Several character changes occurred between seasons. The character of Barbara Diffy was originally conceived as having a detachable head and artificial body. Creator Tim Maile explained that "in the pilot, mom had an artificial body. So her head was real," and actress Lise Simms wore chokers and turtlenecks throughout the first season to conceal where the head was supposed to detach. In a 2019 interview, Ullman recalled that scenes were filmed with the concept but it did not work as intended: "I think we had shot the entire first season that way... Then for the second season, we actually had to end up going back and reshooting a bunch of things." Between seasons, Brenda Song departed to star in The Suite Life of Zack & Cody, and her character Tia was replaced by Via (Juliet Holland-Rose). Similarly, Evan Peters' character Seth was replaced by Owen (Michael Mitchell), and Kay Panabaker's character Debbie was written out after Season 1.

=== Theme song ===
The theme song, also titled "Phil of the Future," was written and composed by John Adair and Steve Hampton, and performed by Loren Ellis with the Drew Davis Band, who also performed the theme song of The Suite Life of Zack & Cody.

== Reception ==
Phil of the Future aired for a total of 43 episodes across two seasons on Disney Channel from June 2004 to August 2006.

Critical reception was mixed. Common Sense Media gave the series a rating of 2 out of 5 stars, describing it as "harmless but unpleasant" and criticizing the "hackneyed situations and endless cheesy sound effects," while noting that Pim's antagonistic behavior was "so nasty, rude, and antagonistic that it makes the show nearly unwatchable." On Rotten Tomatoes, the series has limited critical coverage, with only one professional review aggregated for its first season.

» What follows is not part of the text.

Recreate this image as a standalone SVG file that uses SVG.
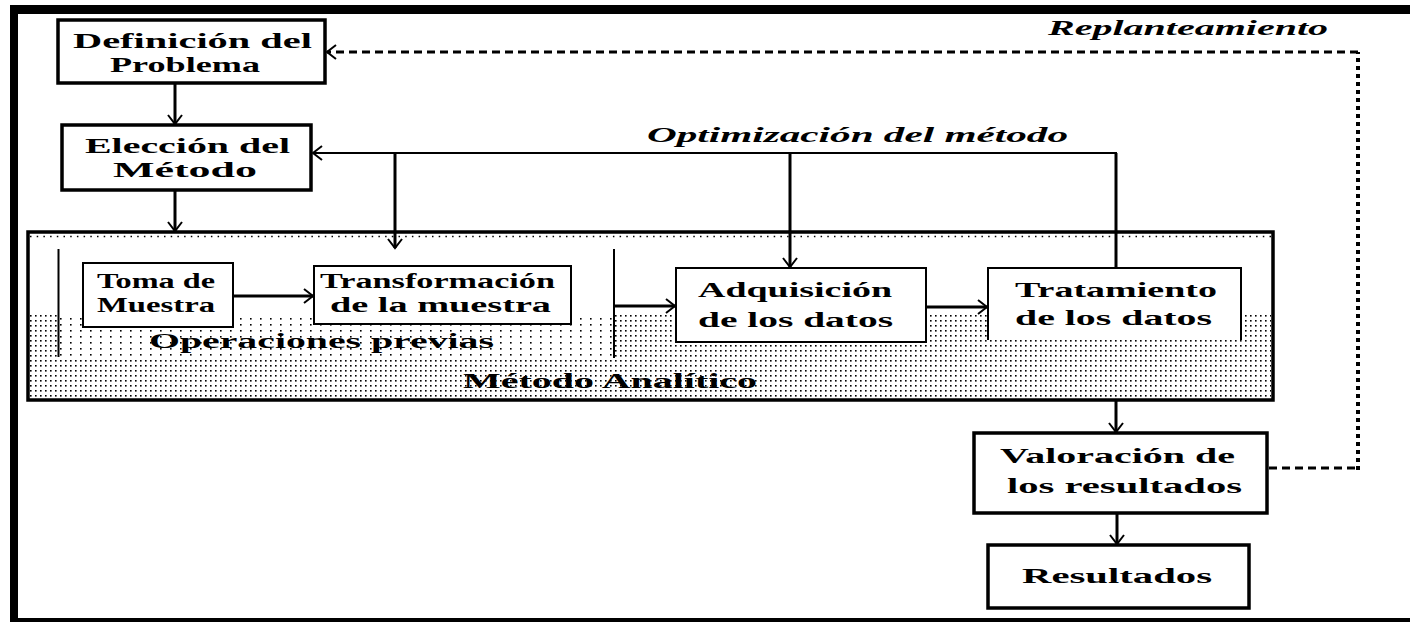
<svg xmlns="http://www.w3.org/2000/svg" width="1410" height="622" viewBox="0 0 1410 622">
<defs>
<style>
.box{fill:#fff;stroke:#000;stroke-width:3.5}
.thin{fill:#fff;stroke:#000;stroke-width:2}
.t{font-family:"Liberation Serif","Times New Roman",serif;font-weight:bold;font-size:22px;fill:#000}
.s{font-size:20px}
.i{font-style:italic}
.c{fill:none;stroke:#000;stroke-width:3}
.c2{fill:none;stroke:#000;stroke-width:2}
.dash{fill:none;stroke:#000;stroke-width:3;stroke-dasharray:8 5}
.dot{fill:none;stroke:#000;stroke-width:4;stroke-dasharray:4 4}
</style>
<marker id="ah" markerWidth="12" markerHeight="16" refX="10" refY="8" orient="auto" markerUnits="userSpaceOnUse">
<path d="M1,1 L10,8 L1,15" fill="none" stroke="#000" stroke-width="2"/>
</marker>
<pattern id="dense" width="5" height="5" patternUnits="userSpaceOnUse">
<rect x="0" y="0" width="1.6" height="1.6" fill="#000"/>
</pattern>
<pattern id="sparse" width="10" height="6" patternUnits="userSpaceOnUse">
<rect x="0" y="0" width="1.6" height="1.6" fill="#000"/>
</pattern>
</defs>
<rect width="1410" height="622" fill="#fff"/>
<g id="frame">
<rect x="10" y="5" width="1400" height="9" fill="#000"/>
<rect x="10" y="5" width="8" height="617" fill="#000"/>
<rect x="10" y="618" width="1400" height="4" fill="#000"/>
</g>
<g id="metodo-analitico">
<rect x="28" y="232" width="1245" height="168" fill="#fff"/>
<rect x="30" y="315" width="1241" height="83" fill="url(#dense)"/>
<rect x="60" y="315" width="553" height="42" fill="#fff"/>
<rect x="60" y="315" width="553" height="42" fill="url(#sparse)"/>
<line x1="30" y1="236.5" x2="1271" y2="236.5" stroke="#000" stroke-width="1.5" stroke-dasharray="1.5 5.2"/>
<rect x="28" y="232" width="1245" height="168" fill="none" stroke="#000" stroke-width="3.5"/>
<text class="t" x="463" y="388" textLength="294" lengthAdjust="spacingAndGlyphs" font-size="23">Método Analítico</text>
</g>
<g id="operaciones-previas">
<line x1="58.5" y1="249" x2="58.5" y2="357" stroke="#000" stroke-width="2"/>
<line x1="614" y1="249" x2="614" y2="358" stroke="#000" stroke-width="2"/>
<text class="t s" x="149" y="348" textLength="345" lengthAdjust="spacingAndGlyphs">Operaciones previas</text>
</g>
<g id="definicion">
<rect class="box" x="58" y="20" width="267" height="63"/>
<text class="t" x="73" y="48" textLength="239" lengthAdjust="spacingAndGlyphs">Definición del</text>
<text class="t" x="110" y="72" textLength="150" lengthAdjust="spacingAndGlyphs">Problema</text>
</g>
<g id="eleccion">
<rect class="box" x="62" y="125" width="249" height="65"/>
<text class="t" x="85" y="153" textLength="205" lengthAdjust="spacingAndGlyphs">Elección del</text>
<text class="t" x="113" y="177" textLength="144" lengthAdjust="spacingAndGlyphs">Método</text>
</g>
<g id="toma">
<rect class="thin" x="83" y="263" width="150" height="64"/>
<text class="t s" x="97" y="288" textLength="118" lengthAdjust="spacingAndGlyphs">Toma de</text>
<text class="t s" x="97" y="312" textLength="118" lengthAdjust="spacingAndGlyphs">Muestra</text>
</g>
<g id="transformacion">
<rect class="thin" x="314" y="266" width="257" height="58"/>
<text class="t s" x="320" y="288" textLength="235" lengthAdjust="spacingAndGlyphs">Transformación</text>
<text class="t s" x="330" y="312" textLength="221" lengthAdjust="spacingAndGlyphs">de la muestra</text>
</g>
<g id="adquisicion">
<rect class="thin" x="676" y="268" width="250" height="74"/>
<text class="t s" x="698" y="297" textLength="194" lengthAdjust="spacingAndGlyphs">Adquisición</text>
<text class="t s" x="698" y="327" textLength="195" lengthAdjust="spacingAndGlyphs">de los datos</text>
</g>
<g id="tratamiento">
<rect x="988" y="268" width="253" height="72" fill="#fff"/>
<path d="M988,340 V268 H1241 V340" class="c2"/>
<text class="t" x="1015" y="297" textLength="202" lengthAdjust="spacingAndGlyphs">Tratamiento</text>
<text class="t" x="1015" y="325" textLength="197" lengthAdjust="spacingAndGlyphs">de los datos</text>
</g>
<g id="valoracion">
<rect class="box" x="974" y="433" width="293" height="80"/>
<text class="t" x="1000" y="463" textLength="235" lengthAdjust="spacingAndGlyphs">Valoración de</text>
<text class="t" x="1007" y="493" textLength="235" lengthAdjust="spacingAndGlyphs">los resultados</text>
</g>
<g id="resultados">
<rect class="box" x="988" y="545" width="261" height="63"/>
<text class="t" x="1022" y="583" textLength="190" lengthAdjust="spacingAndGlyphs">Resultados</text>
</g>
<g id="connectors">
<line class="c" x1="175" y1="83" x2="175" y2="124" marker-end="url(#ah)"/>
<line class="c" x1="175" y1="190" x2="175" y2="231" marker-end="url(#ah)"/>
<path class="c2" d="M1116,266 V153 H313" marker-end="url(#ah)"/>
<line class="c" x1="1116" y1="153" x2="1116" y2="267"/>
<line class="c" x1="395" y1="153" x2="395" y2="248" marker-end="url(#ah)"/>
<line class="c" x1="790" y1="153" x2="790" y2="267" marker-end="url(#ah)"/>
<line class="c" x1="233" y1="296" x2="313" y2="296" marker-end="url(#ah)"/>
<line class="c" x1="614" y1="306" x2="675" y2="306" marker-end="url(#ah)"/>
<line class="c" x1="926" y1="307" x2="987" y2="307" marker-end="url(#ah)"/>
<line class="c" x1="1116" y1="401" x2="1116" y2="432" marker-end="url(#ah)"/>
<line class="c" x1="1117" y1="513" x2="1117" y2="544" marker-end="url(#ah)"/>
<line class="dash" x1="1269" y1="468" x2="1356" y2="468"/>
<line class="dot" x1="1358" y1="470" x2="1358" y2="52"/>
<line class="dash" x1="1358" y1="52" x2="327" y2="52" marker-end="url(#ah)"/>
<text class="t i" x="647" y="142" textLength="421" lengthAdjust="spacingAndGlyphs">Optimización del método</text>
<text class="t i s" x="1048" y="35" textLength="280" lengthAdjust="spacingAndGlyphs">Replanteamiento</text>
</g>
</svg>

== Awards and nominations ==

| Year | Award | Category | Nominee | Result |
| 2005 | Young Artist Awards | Best Performance in a TV Series (Comedy or Drama): Leading Young Actress | Alyson Michalka | Nominated |
| Best Performance in a Television Series: Recurring Young Actor | Rory Thost | Nominated |
| Best Performance in a Television Series: Recurring Young Actress | Kay Panabaker | Nominated |
| 2006 | Young Artist Awards | Best Performance in a TV Series (Comedy or Drama): Leading Young Actress | Amy Bruckner | Nominated |
| 2007 | Directors Guild of America | Outstanding Directorial Achievement in Children's Programs | Fred Savage (for "Not-So-Great Great Great Grandpa") | Nominated |
| Writers Guild of America | Children's Episodic & Specials | David Steven Cohen (for "Broadcast Blues") | Nominated |

== Related media ==
=== Home video ===
A DVD of the series titled Gadgets & Gizmos was released on August 16, 2005, containing four episodes: "Double Trouble," "Age Before Beauty," "My Way," and the then-unaired "Team Diffy." The episode "Christmas Break" was released as a bonus feature on the Disney Channel Holiday DVD compilation on November 1, 2005. The complete series became available to stream on Disney+ in the United States when the platform launched on November 12, 2019.

=== Video game ===
A video game based on the series was released for the Game Boy Advance on August 22, 2006, in which players help Phil stop Pim's clones of a futuristic pet called "Blahs."

=== Books ===
Disney Publishing released a series of tie-in books throughout the 2000s, each adapting two episodes into novelized form. Titles include Stuck in Time, The Great Fake-out, Blast from the Past, and Far-out Phil.